J'aimerais pour finir dire quelques mots du développement de notre audiovisuel extérieur en Amérique latine, auquel j'ai choisi cette année de consacrer la partie thématique de mon rapport. En effet, le développement de France 24 en espagnol, lancée en 2017 avec six heures de diffusion quotidienne, avant un passage progressif à vingt-quatre heures achevé cette année, est venu consolider notre présence médiatique dans la région, qui pouvait déjà s'appuyer sur l'implantation de RFI, qui compte plusieurs centaines de radios partenaires, et sur la diffusion sous-titrée en espagnol de TV5 Monde sur des bouquets payants. Ce développement, qui s'est fait pour France 24 à budget constant – je tiens à le souligner, car l'argument budgétaire a été avancé pour s'opposer à ce projet – a rencontré de beaux succès d'audience, signe de l'intérêt du public local pour la chaîne.

Si de nombreux concurrents sont présents en Amérique latine, tels que CNN, Deutsche Welle ou RT, nous sommes les seuls à disposer d'une rédaction locale, qui propose de ce fait des programmes réalisés au plus près du terrain et non des traductions de programmes produits à Paris.

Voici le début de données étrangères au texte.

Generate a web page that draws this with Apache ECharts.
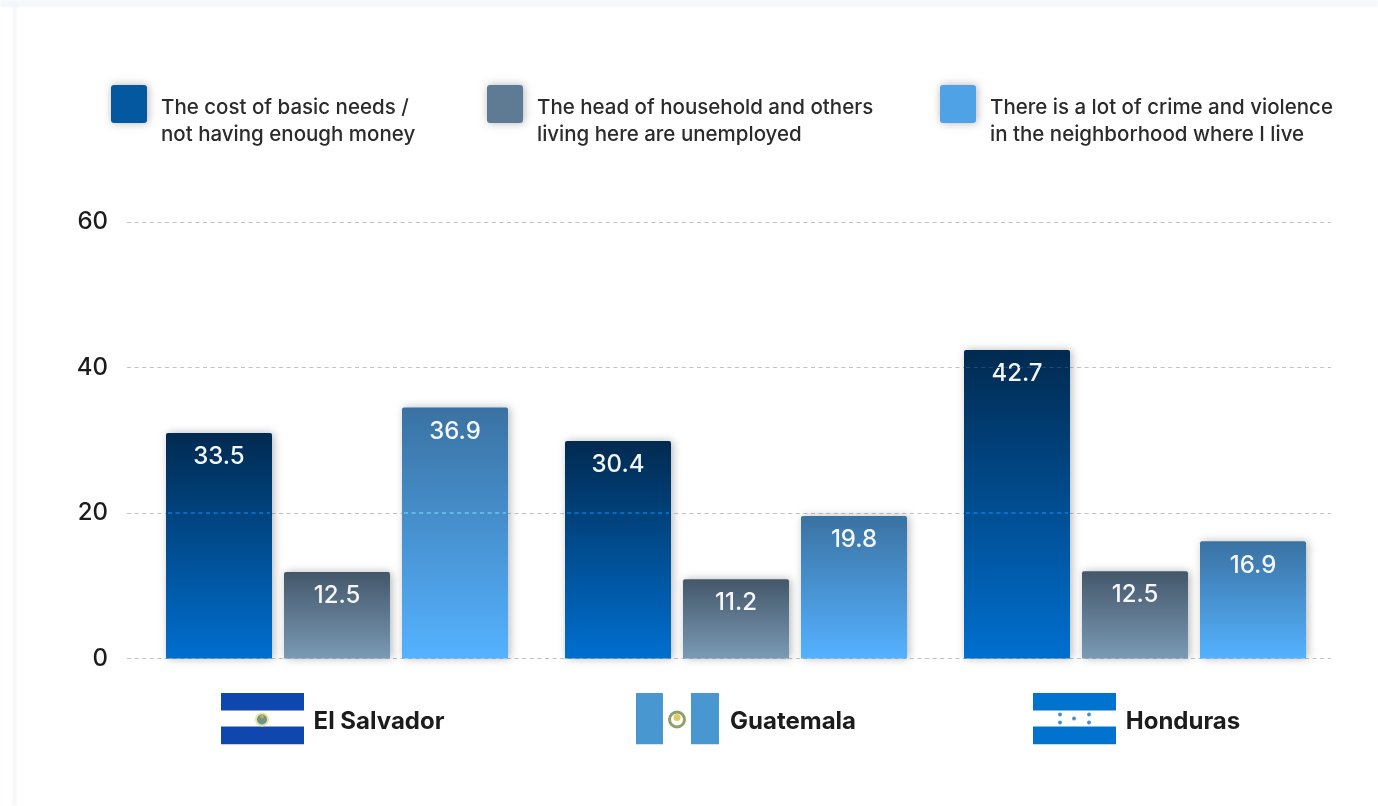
<!DOCTYPE html>
<html>
<head>
<meta charset="utf-8">
<style>
html,body{margin:0;padding:0;width:1378px;height:806px;background:#fff;overflow:hidden}
#strip{position:absolute;left:0;top:0;width:1378px;height:7px;background:#f4f8fb;filter:blur(1px)}
#edge{position:absolute;left:13px;top:4px;width:3px;height:802px;background:#f1f5f9;filter:blur(1px)}
#main{position:absolute;left:0;top:0;width:1378px;height:806px;filter:blur(0.5px)}
</style>
</head>
<body>
<div id="strip"></div><div id="edge"></div>
<div id="main"></div>
<script src="https://cdn.jsdelivr.net/npm/echarts@6/dist/echarts.min.js"></script>
<script>
const categories = ['El Salvador', 'Guatemala', 'Honduras'];
const legendNames = [
  'The cost of basic needs /\nnot having enough money',
  'The head of household and others\nliving here are unemployed',
  'There is a lot of crime and violence\nin the neighborhood where I live'
];
// Numbers printed on the bars
const printedCost = [33.5, 30.4, 42.7];
const printedUnemployed = [12.5, 11.2, 12.5];
const printedCrime = [36.9, 19.8, 16.9];
// Bar heights as read against the axis (the source's bars do not quite agree with their printed numbers)
const heightCost = [31.0, 29.9, 42.4];
const heightUnemployed = [11.9, 10.9, 12.0];
const heightCrime = [34.5, 19.6, 16.1];
const yTicks = [0, 20, 40, 60];

const printed = [printedCost, printedUnemployed, printedCrime];
const heights = [heightCost, heightUnemployed, heightCrime];
const barColors = [['#012a50', '#006fcf'], ['#44576a', '#7a9ab5'], ['#3a72a2', '#55b2ff']];
const legendColors = ['#03589f', '#5f7b94', '#4ea2e5'];
const legendLeft = [111, 487, 940];
const FONT = 'Inter';
const BAR_W = 106, BAR_GAP = 12;
const BOX_ICON = 'path://M3,0H33Q36,0 36,3V35Q36,38 33,38H3Q0,38 0,35V3Q0,0 3,0Z';

function svgUri(s) {
  return 'data:image/svg+xml;charset=utf-8,' + encodeURIComponent(
    '<svg xmlns="http://www.w3.org/2000/svg" width="83" height="52" viewBox="0 0 83 52">' + s + '</svg>');
}
const flagImages = [
  svgUri('<rect width="83" height="18" fill="#0f47af"/><rect y="34" width="83" height="18" fill="#0f47af"/>' +
    '<circle cx="41" cy="27" r="7" fill="#e8e3a6"/><circle cx="41" cy="27" r="5" fill="#6f9488"/><circle cx="41" cy="24" r="2" fill="#c9a84c"/>'),
  svgUri('<rect width="27" height="52" fill="#4997d0"/><rect x="55" width="28" height="52" fill="#4997d0"/>' +
    '<circle cx="41" cy="27" r="7.5" fill="none" stroke="#8da06a" stroke-width="3"/><circle cx="41" cy="25" r="3.5" fill="#e3c766"/>'),
  svgUri('<rect width="83" height="18" fill="#0073cf"/><rect y="34" width="83" height="18" fill="#0073cf"/>' +
    ['27,22', '56,22', '41,26', '27,30', '56,30'].map(p => {
      const [x, y] = p.split(',');
      return '<circle cx="' + x + '" cy="' + y + '" r="1.9" fill="#3f8fdc"/>';
    }).join(''))
];
const leadGap = [0, 21, 3];
const nameWidth = [130, 128, 114];
const trailGap = [9, 0, 0];

const rich = {};
categories.forEach((c, i) => {
  rich['g' + i] = { width: leadGap[i], height: 52 };
  rich['f' + i] = { width: 83, height: 52, backgroundColor: { image: flagImages[i] } };
  rich['n' + i] = { width: nameWidth[i], padding: [7, trailGap[i], 0, 10], fontFamily: FONT, fontSize: 24, fontWeight: 700, color: '#1c1c1c' };
});

const barSeries = heights.map((vals, s) => ({
  type: 'bar',
  name: legendNames[s],
  xAxisIndex: 1,
  yAxisIndex: 1,
  data: vals,
  barWidth: BAR_W,
  barGap: (BAR_GAP / BAR_W * 100) + '%',
  itemStyle: {
    borderRadius: [2, 2, 0, 0],
    shadowBlur: 9,
    shadowColor: 'rgba(0,0,0,0.28)',
    shadowOffsetX: 2,
    color: { type: 'linear', x: 0, y: 0, x2: 0, y2: 1, colorStops: [
      { offset: 0, color: barColors[s][0] }, { offset: 1, color: barColors[s][1] }] }
  },
  label: {
    show: true,
    position: 'insideTop',
    distance: 12,
    fontFamily: FONT,
    fontSize: 24,
    fontWeight: 500,
    color: '#f4f6f8',
    formatter: p => printed[s][p.dataIndex].toFixed(1)
  }
}));

// Gridline glints that show through the bars in the source
const glint = [];
heights.forEach((vals, s) => vals.forEach((h, c) => yTicks.forEach(t => {
  if (t > 0 && h > t) glint.push([c, t, s]);
})));
const glintColor = (s, t) => t >= 40 ? '#0d4f8a' : (s === 0 ? '#0f96ff' : '#7ce6fa');

const option = {
  animation: false,
  backgroundColor: 'transparent',
  textStyle: { fontFamily: FONT },
  grid: [
    { left: 127, right: 47, top: 222, bottom: 147.5 },
    { left: 137.5, width: 1197, top: 222, bottom: 147.5 }
  ],
  legend: legendNames.map((n, i) => ({
    left: legendLeft[i],
    top: 72,
    padding: 0,
    selectedMode: false,
    itemWidth: 36,
    itemHeight: 38,
    icon: BOX_ICON,
    data: [{ name: n, itemStyle: { color: legendColors[i], shadowBlur: 8, shadowColor: 'rgba(0,0,0,0.3)', shadowOffsetX: 1 } }],
    formatter: name => '{b| }\n' + name.split('\n').map(l => `{t|${l}}`).join('\n'),
    textStyle: {
      padding: [0, 0, 0, 9],
      rich: {
        b: { fontSize: 10, lineHeight: 35 },
        t: { fontFamily: FONT, fontSize: 20.5, fontWeight: 500, color: '#2b2b2b', lineHeight: 27 }
      }
    }
  })),
  xAxis: [
    { gridIndex: 0, type: 'category', data: [], show: false },
    {
      gridIndex: 1, type: 'category', data: categories,
      axisLine: { show: false }, axisTick: { show: false },
      axisLabel: { margin: 34, formatter: (v, i) => `{g${i}|}{f${i}|}{n${i}|${v}}`, rich }
    }
  ],
  yAxis: [
    {
      gridIndex: 0, type: 'value', min: 0, max: 60, interval: 20,
      axisLine: { show: false }, axisTick: { show: false },
      axisLabel: { margin: 19, fontFamily: FONT, fontSize: 24, fontWeight: 500, color: '#1c1c1c', padding: [3, 0, 0, 0] },
      splitLine: { show: true, lineStyle: { color: '#c2c2c2', width: 1, type: [4, 3.6] } }
    },
    { gridIndex: 1, type: 'value', min: 0, max: 60, interval: 20, show: false, splitLine: { show: false } }
  ],
  series: barSeries.concat([{
    type: 'custom',
    xAxisIndex: 1,
    yAxisIndex: 1,
    silent: true,
    z: 3,
    data: glint,
    encode: { x: 0, y: 1 },
    renderItem: (params, api) => {
      const c = api.value(0), t = api.value(1), s = api.value(2);
      const p = api.coord([c, t]);
      const x = p[0] + (s - 1) * (BAR_W + BAR_GAP) - BAR_W / 2;
      return { type: 'line', shape: { x1: x + 2, y1: p[1], x2: x + BAR_W - 2, y2: p[1] },
        style: { stroke: glintColor(s, t), lineWidth: 1, lineDash: [4, 3.6] } };
    }
  }])
};

const chart = echarts.init(document.getElementById('main'), null, { renderer: 'canvas' });
chart.setOption(option);
</script>
</body>
</html>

Pendant la crise sanitaire, qui a été particulièrement dure en Amérique latine, France 24 en espagnol est apparue comme un média de référence, plébiscité pour ses reportages sur le sujet.

Par ailleurs, l'audiovisuel extérieur s'inscrit pleinement dans notre diplomatie d'influence sur place. Si le français connaît un recul en Amérique latine, la région reste dans l'ensemble très francophile et les chaînes de l'audiovisuel extérieur travaillent en lien étroit avec les ambassades, instituts et Alliances françaises – près du quart d'entre elles se situe en Amérique latine – pour faire vivre notre diplomatie culturelle. Ces synergies sont particulièrement utiles en matière de francophonie, mais aussi pour soutenir des valeurs comme l'égalité entre les femmes et les hommes ou diffuser le débat d'idées.

Ainsi, comme les années précédentes, compte tenu du décalage entre les ambitions fixées à l'audiovisuel extérieur et les moyens décroissants qui y sont alloués, j'émets un avis défavorable à l'adoption des crédits consacrés à l'action audiovisuelle extérieure.